Markets Jun 18

Asian markets cautious but China outperforms 

Australian unemployment hits two-decade high, while China's State Council issues a rare request as the government seeks to ramp up bond issuance

by Umesh Desai
Asian markets cautious but China outperforms 
Volunteers unload boxes of supplies for residents in Bosa, an area with more Covid-19 cases in Bogota, on June 17, 2020. Colombia is on alert for the high occupation of intensive care units amid the pandemic. Photo: Juan Barreto / AFP

(ATF) Asian markets have made a nervous start as the recent surge in coronavirus infections threatens the nascent economic recovery in many parts of the world.

Australia’s employment report for May showed a 227,000 overall fall in jobs, much worse than expected. Unemployment rose 86,000 to 928,000 and took the unemployment rate to 7.1%, its highest since October 2001, when it reached 7.2%.
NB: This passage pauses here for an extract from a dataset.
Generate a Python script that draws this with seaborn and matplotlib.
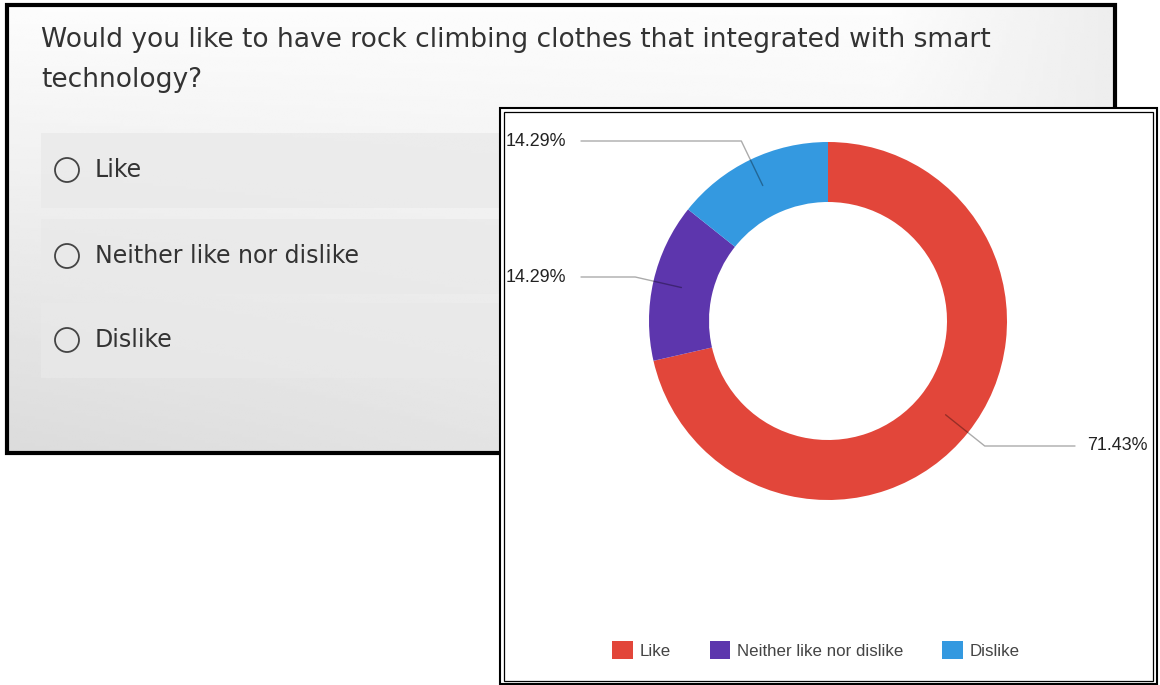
import numpy as np
import matplotlib
matplotlib.use("Agg")
import matplotlib.pyplot as plt
from matplotlib.patches import Rectangle, Circle
import seaborn as sns

# survey data
question_lines = ["Would you like to have rock climbing clothes that integrated with smart",
                  "technology?"]
answers = ["Like", "Neither like nor dislike", "Dislike"]
responses = [5, 1, 1]
colors = ["#e2463a", "#5d36ad", "#3499e0"]

sns.set_theme(style="white")
plt.rcParams["font.family"] = ["Liberation Sans", "DejaVu Sans"]

W, H = 1160, 685
fig = plt.figure(figsize=(W / 100, H / 100), dpi=100)
ax = fig.add_axes([0, 0, 1, 1])

def Y(py):
    # screenshot pixel row -> axis y
    return H - py

# ---- left panel (survey question screenshot)
gx = np.linspace(0, 1, 300)
gy = np.linspace(0, 1, 150)
xx, yy = np.meshgrid(gx, gy)
shade = 0.99 - 0.13 * yy * (1 - 0.55 * xx) - 0.06 * np.clip(xx - 0.8, 0, 1) * 5 * (1 - yy)
ax.imshow(shade, cmap="gray", vmin=0, vmax=1, extent=(7, 1115, Y(453), Y(5)),
          aspect="auto", zorder=0, interpolation="bilinear")
ax.add_patch(Rectangle((7, Y(453)), 1108, 448, fill=False, edgecolor="black", lw=3, zorder=1))

for i, line in enumerate(question_lines):
    ax.text(41, Y(40 + 40 * i), line, fontsize=19.1, color="#333333", va="center",
            family="DejaVu Sans", zorder=2)

row_top = [133, 219, 303]
for i, ans in enumerate(answers):
    top = row_top[i]
    ax.add_patch(Rectangle((41, Y(top + 75)), 1040, 75, facecolor="#e9e9e9", alpha=0.75,
                           edgecolor="none", zorder=1))
    cy = Y(top + 37)
    ax.add_patch(Circle((67, cy), 12, fill=False, edgecolor="#444444", lw=1.3, zorder=2))
    ax.text(95, cy, ans, fontsize=17, color="#333333", va="center",
            family="DejaVu Sans", zorder=2)

# ---- right panel (donut chart)
ax.add_patch(Rectangle((500, Y(684)), 657, 576, facecolor="white", edgecolor="black", lw=1.5, zorder=3))
ax.add_patch(Rectangle((504, Y(681)), 649, 569, fill=False, edgecolor="black", lw=0.9, zorder=3))

cx, cyp, R = 828, 321, 179
wedges, _ = ax.pie(responses, colors=colors, startangle=90, counterclock=False,
                   radius=R, center=(cx, Y(cyp)), frame=True,
                   wedgeprops=dict(width=60, edgecolor="none"))
for w in wedges:
    w.set_zorder(4)

total = sum(responses)
label_y = [446, 277, 141]
label_side = ["right", "left", "left"]
for w, n, ly, side in zip(wedges, responses, label_y, label_side):
    mid = np.deg2rad((w.theta1 + w.theta2) / 2)
    ux, uy = np.cos(mid), np.sin(mid)
    ax0, ay0 = cx + 0.84 * R * ux, Y(cyp) + 0.84 * R * uy
    t = (Y(ly) - ay0) / uy
    ex = ax0 + t * ux
    lx = 1075 if side == "right" else 581
    ax.plot([ax0, ex, lx], [ay0, Y(ly), Y(ly)], color="black", alpha=0.33, lw=1, zorder=5)
    txt = f"{100 * n / total:.2f}%"
    if side == "right":
        ax.text(1148, Y(ly), txt, ha="right", va="center", fontsize=12.9, color="#222222", zorder=5)
    else:
        ax.text(506, Y(ly), txt, ha="left", va="center", fontsize=12.9, color="#222222", zorder=5)

leg = ax.legend(wedges, answers, ncol=3, loc="center", bbox_to_anchor=(816 / W, Y(650) / H),
                frameon=False, fontsize=12.2, handlelength=1.2, handleheight=1.2,
                handletextpad=0.4, columnspacing=2.3, labelcolor="#444444")
leg.set_zorder(6)

ax.set_xlim(0, W)
ax.set_ylim(0, H)
ax.set_aspect("auto")
ax.set_axis_off()

plt.savefig("out.png", dpi=100)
“The rise in the unemployment rate was further helped by a drop in the labour force participation rate to 62.9% from 63.6%. That suggests many unemployed becoming disaffected with their chances and drifting out of the labour force. Some may not return when the economy revives,” Robert Carnell, ING Bank’s Regional Head of Research in the Asia-Pacific, said in a note. “The size of the figures also highlights the difficult job that all governments, not just that of Australia, have in providing an offset to the impacts of lockdowns.”
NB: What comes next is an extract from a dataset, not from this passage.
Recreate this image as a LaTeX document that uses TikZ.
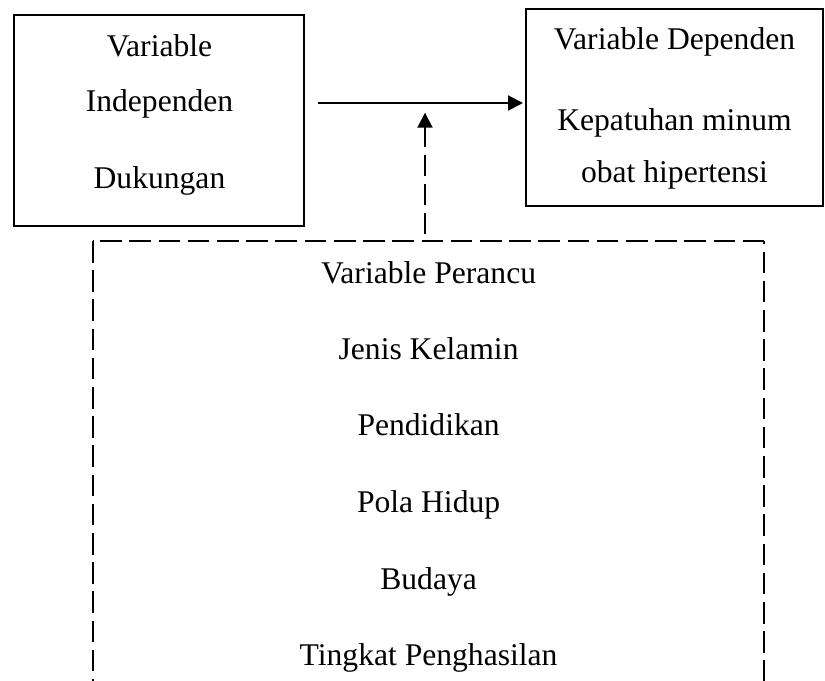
\documentclass[tikz,border=0pt]{standalone}
\usepackage{fontspec}
\setmainfont{Liberation Serif}
\usetikzlibrary{arrows.meta}
\begin{document}
\begin{tikzpicture}[x=1bp,y=-1bp,
  box/.style={draw, line width=2bp, rectangle, inner sep=0pt},
  lbl/.style={anchor=base, inner sep=0pt, font=\fontsize{31.6bp}{38bp}\selectfont},
  conn/.style={line width=2bp, -{Triangle[length=15bp,width=15bp]}},
  dashline/.style={line width=2bp, dash pattern=on 21.6bp off 7.6bp}]
\useasboundingbox (0,0) rectangle (825,681);
% boxes
\node[box, minimum width=290bp, minimum height=211bp] (indep) at (159,120.5) {};
\node[box, minimum width=296.5bp, minimum height=196.5bp] (dep) at (674.25,107.25) {};
% texts left
\node[lbl] (t1) at (159.5,56.7) {Variable};
\node[lbl] (t2) at (159.5,111.7) {Independen};
\node[lbl] (t3) at (159.5,188.3) {Dukungan};
% texts right
\node[lbl] (t4) at (674.5,50) {Variable Dependen};
\node[lbl] (t5) at (674.5,131) {Kepatuhan minum};
\node[lbl] (t6) at (674.5,182.7) {obat hipertensi};
% confounder texts
\node[lbl] (c1) at (428.6,283.3) {Variable Perancu};
\node[lbl] (c2) at (428.6,359) {Jenis Kelamin};
\node[lbl] (c3) at (428.6,435.7) {Pendidikan};
\node[lbl] (c4) at (428.6,512.3) {Pola Hidup};
\node[lbl] (c5) at (428.6,589) {Budaya};
\node[lbl] (c6) at (428.6,665) {Tingkat Penghasilan};
% arrow coordinates
\coordinate (hs) at (318,103);
\coordinate (he) at (523,103);
\coordinate (vs) at (425,234);
\coordinate (ve) at (425,112.7);
\draw[conn] (hs) -- (he);
\draw[conn, dash pattern=on 21bp off 8bp] (vs) -- (ve);
% dashed confounder frame (open at the bottom)
\coordinate (p1) at (92.5,681);
\coordinate (p2) at (92.5,241);
\coordinate (p3) at (764.3,241);
\coordinate (p4) at (764.3,681);
\draw[dashline] (p2) -- (p1);
\draw[dashline] (p3) -- (p2);
\draw[dashline, dash phase=18.7bp] (p3) -- (p4);
\end{tikzpicture}
\end{document}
Japan’s Nikkei 225 index fell 1.1%, Australia’s S&P ASX 200 index was down 0.82% and Hong Kong’s HSI benchmark was off 0.33%. But China’s CSI300 index was the regional outperformer, rising 0.44% after the State Council vowed to help small and medium-sized banks (SMBs) add equity capital, guide down lending rates, bond yields and financing costs.

'Very unusual'

"We note that it is very unusual for the State Council to directly request lowering government bond yields, suggesting that top policymakers could be uncomfortable with the recent rise in government bond yields when the government needs to ramp up bond issuance," Ting Lu, Nomura’s chief China economist, said. Lu expects an RRR cut is likely to come shortly, perhaps even this weekend.

“The PBoC is very likely to cut the medium-tern lending facility (MLF) rate by 10bp or even higher to guide down the loan prime rate (LPR) soon, but the probability of cutting benchmark deposit rates appears to be fading. Interbank interest rates and government bond yields could peak now and drop in coming weeks. The policy strategy to squeeze banks might be positive for markets and economy first, but could backfire later if non-performing loans rise too fast and the government has to come to rescue banks on a large scale.”

Overnight, the Dow Jones Industrial Average eased 0.65%, the S&P 500 dropped 0.36% but the tech-laden Nasdaq Composite benchmark advanced 0.15%.

Credit markets are also in a risk-off mode as the Asia IG index has moved out by 3 basis points (bps) at 86/87 and sovereign CDS wider by 2-7 bps.

But primary markets are busy as fixed-income investors seek yield in a world where rates are low and unlikely to rise in the near future. Haitong International, Yincheng International, Minor International are among the new mandates which join a handful of other issuers in the region.